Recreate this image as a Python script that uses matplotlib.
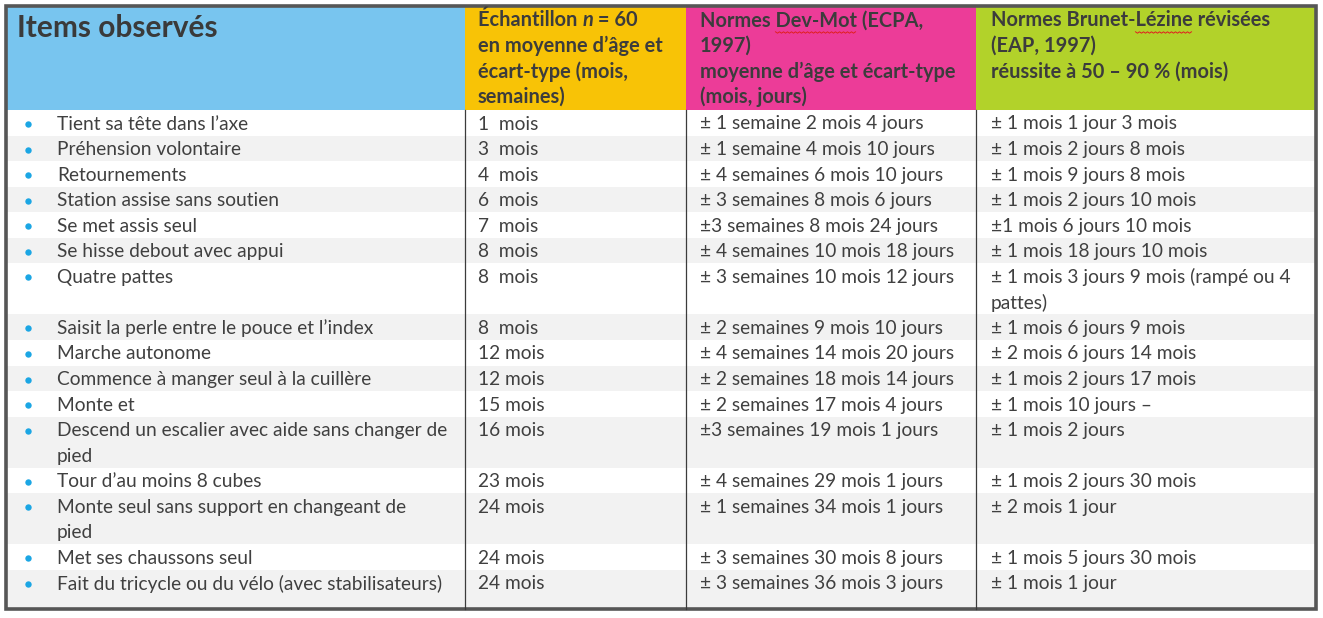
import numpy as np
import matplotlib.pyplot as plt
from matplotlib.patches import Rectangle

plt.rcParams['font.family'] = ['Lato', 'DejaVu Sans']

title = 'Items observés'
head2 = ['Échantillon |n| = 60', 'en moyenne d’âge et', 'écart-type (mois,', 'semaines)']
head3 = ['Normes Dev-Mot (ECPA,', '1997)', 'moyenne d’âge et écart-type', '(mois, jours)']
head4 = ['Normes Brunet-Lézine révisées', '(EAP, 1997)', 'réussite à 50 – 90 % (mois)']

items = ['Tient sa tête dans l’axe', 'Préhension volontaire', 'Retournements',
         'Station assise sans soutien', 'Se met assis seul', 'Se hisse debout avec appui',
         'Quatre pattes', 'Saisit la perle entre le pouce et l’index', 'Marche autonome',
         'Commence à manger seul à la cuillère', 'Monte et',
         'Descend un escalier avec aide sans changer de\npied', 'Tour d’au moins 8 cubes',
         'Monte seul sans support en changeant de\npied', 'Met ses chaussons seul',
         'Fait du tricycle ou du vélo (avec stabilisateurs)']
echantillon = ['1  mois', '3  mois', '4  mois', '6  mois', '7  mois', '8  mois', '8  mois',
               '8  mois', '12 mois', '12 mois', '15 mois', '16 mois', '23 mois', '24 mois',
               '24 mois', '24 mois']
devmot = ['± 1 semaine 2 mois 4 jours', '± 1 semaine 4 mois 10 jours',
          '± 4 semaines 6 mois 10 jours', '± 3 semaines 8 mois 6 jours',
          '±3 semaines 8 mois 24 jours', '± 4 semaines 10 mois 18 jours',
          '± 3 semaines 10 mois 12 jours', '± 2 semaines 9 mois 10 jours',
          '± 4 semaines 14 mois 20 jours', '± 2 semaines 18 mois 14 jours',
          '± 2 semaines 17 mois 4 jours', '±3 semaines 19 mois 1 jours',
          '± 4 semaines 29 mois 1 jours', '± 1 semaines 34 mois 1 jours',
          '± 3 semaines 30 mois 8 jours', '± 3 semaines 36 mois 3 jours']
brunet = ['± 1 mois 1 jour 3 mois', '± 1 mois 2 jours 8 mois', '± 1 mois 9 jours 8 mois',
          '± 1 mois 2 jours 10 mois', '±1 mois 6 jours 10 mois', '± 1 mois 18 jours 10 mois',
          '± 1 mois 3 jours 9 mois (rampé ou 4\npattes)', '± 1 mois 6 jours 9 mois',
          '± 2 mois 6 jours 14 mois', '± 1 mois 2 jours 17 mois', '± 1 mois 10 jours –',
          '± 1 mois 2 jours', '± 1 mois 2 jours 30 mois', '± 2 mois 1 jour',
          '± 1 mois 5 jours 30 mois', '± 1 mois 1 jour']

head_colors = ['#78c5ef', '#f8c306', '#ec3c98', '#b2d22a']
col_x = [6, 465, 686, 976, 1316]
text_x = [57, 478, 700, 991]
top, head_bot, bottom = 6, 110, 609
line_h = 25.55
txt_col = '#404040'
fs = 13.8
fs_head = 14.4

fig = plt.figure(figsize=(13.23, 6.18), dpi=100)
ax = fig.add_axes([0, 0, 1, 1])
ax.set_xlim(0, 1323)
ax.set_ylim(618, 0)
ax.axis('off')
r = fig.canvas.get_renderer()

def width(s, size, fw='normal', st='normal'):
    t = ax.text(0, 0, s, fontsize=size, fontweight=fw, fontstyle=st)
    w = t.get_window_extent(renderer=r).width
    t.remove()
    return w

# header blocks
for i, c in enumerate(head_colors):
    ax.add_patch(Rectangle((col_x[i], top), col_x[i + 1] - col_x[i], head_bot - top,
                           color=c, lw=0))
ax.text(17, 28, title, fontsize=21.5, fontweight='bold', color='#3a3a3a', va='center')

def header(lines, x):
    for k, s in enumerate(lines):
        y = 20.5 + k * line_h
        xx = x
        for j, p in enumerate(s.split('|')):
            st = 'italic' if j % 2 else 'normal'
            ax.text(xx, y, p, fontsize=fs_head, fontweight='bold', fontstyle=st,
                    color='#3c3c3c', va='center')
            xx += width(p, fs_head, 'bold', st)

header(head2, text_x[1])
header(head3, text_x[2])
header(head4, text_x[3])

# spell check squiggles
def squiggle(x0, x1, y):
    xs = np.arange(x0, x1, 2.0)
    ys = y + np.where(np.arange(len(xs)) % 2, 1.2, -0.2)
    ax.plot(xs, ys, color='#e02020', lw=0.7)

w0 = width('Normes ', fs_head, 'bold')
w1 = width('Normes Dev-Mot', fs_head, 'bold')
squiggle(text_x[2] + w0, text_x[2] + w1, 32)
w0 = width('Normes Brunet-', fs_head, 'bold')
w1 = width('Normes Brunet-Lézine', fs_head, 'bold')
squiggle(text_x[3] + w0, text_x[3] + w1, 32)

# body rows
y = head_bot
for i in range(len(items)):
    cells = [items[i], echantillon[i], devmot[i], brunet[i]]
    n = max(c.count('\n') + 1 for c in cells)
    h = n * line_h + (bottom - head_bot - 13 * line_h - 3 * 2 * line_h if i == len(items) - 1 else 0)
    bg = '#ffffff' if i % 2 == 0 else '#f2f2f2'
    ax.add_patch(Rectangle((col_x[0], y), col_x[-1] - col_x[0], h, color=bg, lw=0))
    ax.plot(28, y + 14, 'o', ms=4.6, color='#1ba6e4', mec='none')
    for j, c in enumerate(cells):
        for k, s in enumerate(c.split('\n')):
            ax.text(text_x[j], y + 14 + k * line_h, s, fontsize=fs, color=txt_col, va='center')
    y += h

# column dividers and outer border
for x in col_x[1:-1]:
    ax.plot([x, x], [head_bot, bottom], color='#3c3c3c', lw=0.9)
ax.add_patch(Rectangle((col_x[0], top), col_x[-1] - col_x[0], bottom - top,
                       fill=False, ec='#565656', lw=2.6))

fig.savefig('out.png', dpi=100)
++++++
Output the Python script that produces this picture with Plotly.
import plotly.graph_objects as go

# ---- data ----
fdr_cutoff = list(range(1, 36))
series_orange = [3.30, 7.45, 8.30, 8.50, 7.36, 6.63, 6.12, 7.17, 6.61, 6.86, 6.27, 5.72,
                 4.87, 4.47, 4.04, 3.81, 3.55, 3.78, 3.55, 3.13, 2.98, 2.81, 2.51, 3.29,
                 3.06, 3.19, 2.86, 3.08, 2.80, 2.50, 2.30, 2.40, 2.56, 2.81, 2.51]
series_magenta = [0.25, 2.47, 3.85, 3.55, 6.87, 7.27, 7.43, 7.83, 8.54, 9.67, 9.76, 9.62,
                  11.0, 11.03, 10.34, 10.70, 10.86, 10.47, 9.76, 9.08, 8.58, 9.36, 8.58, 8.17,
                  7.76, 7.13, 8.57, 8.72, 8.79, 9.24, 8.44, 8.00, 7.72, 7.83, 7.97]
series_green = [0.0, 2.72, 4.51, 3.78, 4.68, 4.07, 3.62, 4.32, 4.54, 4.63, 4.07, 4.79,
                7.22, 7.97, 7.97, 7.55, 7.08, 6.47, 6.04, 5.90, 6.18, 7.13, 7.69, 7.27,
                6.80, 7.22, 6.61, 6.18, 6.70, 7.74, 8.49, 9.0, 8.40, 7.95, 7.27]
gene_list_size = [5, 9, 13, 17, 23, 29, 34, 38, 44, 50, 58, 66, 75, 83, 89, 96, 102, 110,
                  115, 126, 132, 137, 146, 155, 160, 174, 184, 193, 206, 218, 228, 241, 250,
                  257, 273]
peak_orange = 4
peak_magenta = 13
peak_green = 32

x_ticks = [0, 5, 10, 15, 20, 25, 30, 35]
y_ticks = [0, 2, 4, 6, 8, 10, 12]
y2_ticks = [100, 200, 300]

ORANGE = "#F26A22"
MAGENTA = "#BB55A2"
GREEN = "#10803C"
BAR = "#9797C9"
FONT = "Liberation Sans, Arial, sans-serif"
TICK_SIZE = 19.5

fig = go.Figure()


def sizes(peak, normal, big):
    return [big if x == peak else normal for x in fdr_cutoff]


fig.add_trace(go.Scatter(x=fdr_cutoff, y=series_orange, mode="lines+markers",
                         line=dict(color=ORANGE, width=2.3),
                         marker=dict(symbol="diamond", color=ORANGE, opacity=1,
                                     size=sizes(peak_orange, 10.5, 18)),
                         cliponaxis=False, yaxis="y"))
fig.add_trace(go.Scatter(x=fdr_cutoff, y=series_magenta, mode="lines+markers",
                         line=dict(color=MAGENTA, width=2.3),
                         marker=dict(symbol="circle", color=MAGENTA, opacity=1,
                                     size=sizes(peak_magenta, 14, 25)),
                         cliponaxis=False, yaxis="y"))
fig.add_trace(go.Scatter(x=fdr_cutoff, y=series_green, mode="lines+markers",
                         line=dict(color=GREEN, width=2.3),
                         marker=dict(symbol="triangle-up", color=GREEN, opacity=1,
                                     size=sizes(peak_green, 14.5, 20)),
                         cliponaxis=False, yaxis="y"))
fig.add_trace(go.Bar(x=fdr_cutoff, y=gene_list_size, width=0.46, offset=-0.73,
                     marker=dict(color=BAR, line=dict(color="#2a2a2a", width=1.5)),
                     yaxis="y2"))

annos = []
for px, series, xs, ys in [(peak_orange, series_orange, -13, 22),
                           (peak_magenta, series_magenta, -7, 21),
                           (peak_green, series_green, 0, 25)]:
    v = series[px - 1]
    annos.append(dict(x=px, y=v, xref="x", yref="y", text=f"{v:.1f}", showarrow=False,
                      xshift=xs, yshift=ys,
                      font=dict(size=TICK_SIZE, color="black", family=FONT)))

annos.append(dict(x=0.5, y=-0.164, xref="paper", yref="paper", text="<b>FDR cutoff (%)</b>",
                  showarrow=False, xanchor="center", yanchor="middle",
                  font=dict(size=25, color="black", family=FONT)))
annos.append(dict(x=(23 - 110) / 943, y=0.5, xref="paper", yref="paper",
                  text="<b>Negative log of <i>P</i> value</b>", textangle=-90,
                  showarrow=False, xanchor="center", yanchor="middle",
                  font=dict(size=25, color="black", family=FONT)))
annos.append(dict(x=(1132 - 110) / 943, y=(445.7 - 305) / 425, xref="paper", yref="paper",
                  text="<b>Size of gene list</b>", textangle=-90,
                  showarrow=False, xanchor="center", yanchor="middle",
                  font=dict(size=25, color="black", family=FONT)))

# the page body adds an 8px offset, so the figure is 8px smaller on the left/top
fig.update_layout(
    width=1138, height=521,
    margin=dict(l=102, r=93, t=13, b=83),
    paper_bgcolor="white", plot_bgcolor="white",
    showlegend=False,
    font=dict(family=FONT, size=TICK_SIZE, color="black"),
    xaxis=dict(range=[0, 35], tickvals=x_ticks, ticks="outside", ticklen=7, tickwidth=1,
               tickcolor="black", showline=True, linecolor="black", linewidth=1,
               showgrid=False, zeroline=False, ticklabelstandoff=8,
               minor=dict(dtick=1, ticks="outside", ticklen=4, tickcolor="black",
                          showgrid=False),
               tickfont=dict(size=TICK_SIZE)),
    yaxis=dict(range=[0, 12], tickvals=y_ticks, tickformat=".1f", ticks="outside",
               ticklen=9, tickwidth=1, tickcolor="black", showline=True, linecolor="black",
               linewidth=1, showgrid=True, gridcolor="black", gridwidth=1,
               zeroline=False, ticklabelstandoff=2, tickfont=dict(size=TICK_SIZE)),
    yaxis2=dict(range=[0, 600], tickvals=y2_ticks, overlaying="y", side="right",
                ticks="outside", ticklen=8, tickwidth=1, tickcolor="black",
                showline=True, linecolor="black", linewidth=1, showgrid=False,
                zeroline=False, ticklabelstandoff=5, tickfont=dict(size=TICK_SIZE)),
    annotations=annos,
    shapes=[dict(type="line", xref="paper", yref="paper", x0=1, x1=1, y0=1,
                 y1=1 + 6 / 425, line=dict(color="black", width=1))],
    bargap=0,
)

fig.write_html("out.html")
++++++
EXERCISE GOAL | Quote exactly what appears from the line containing "Recreate this image" through the line containing "head4 = ['Normes", both included, except for the pictures, and nothing more.

EXERCISE ANSWER |
Recreate this image as a Python script that uses matplotlib.
import numpy as np
import matplotlib.pyplot as plt
from matplotlib.patches import Rectangle

plt.rcParams['font.family'] = ['Lato', 'DejaVu Sans']

title = 'Items observés'
head2 = ['Échantillon |n| = 60', 'en moyenne d’âge et', 'écart-type (mois,', 'semaines)']
head3 = ['Normes Dev-Mot (ECPA,', '1997)', 'moyenne d’âge et écart-type', '(mois, jours)']
head4 = ['Normes Brunet-Lézine révisées', '(EAP, 1997)', 'réussite à 50 – 90 % (mois)']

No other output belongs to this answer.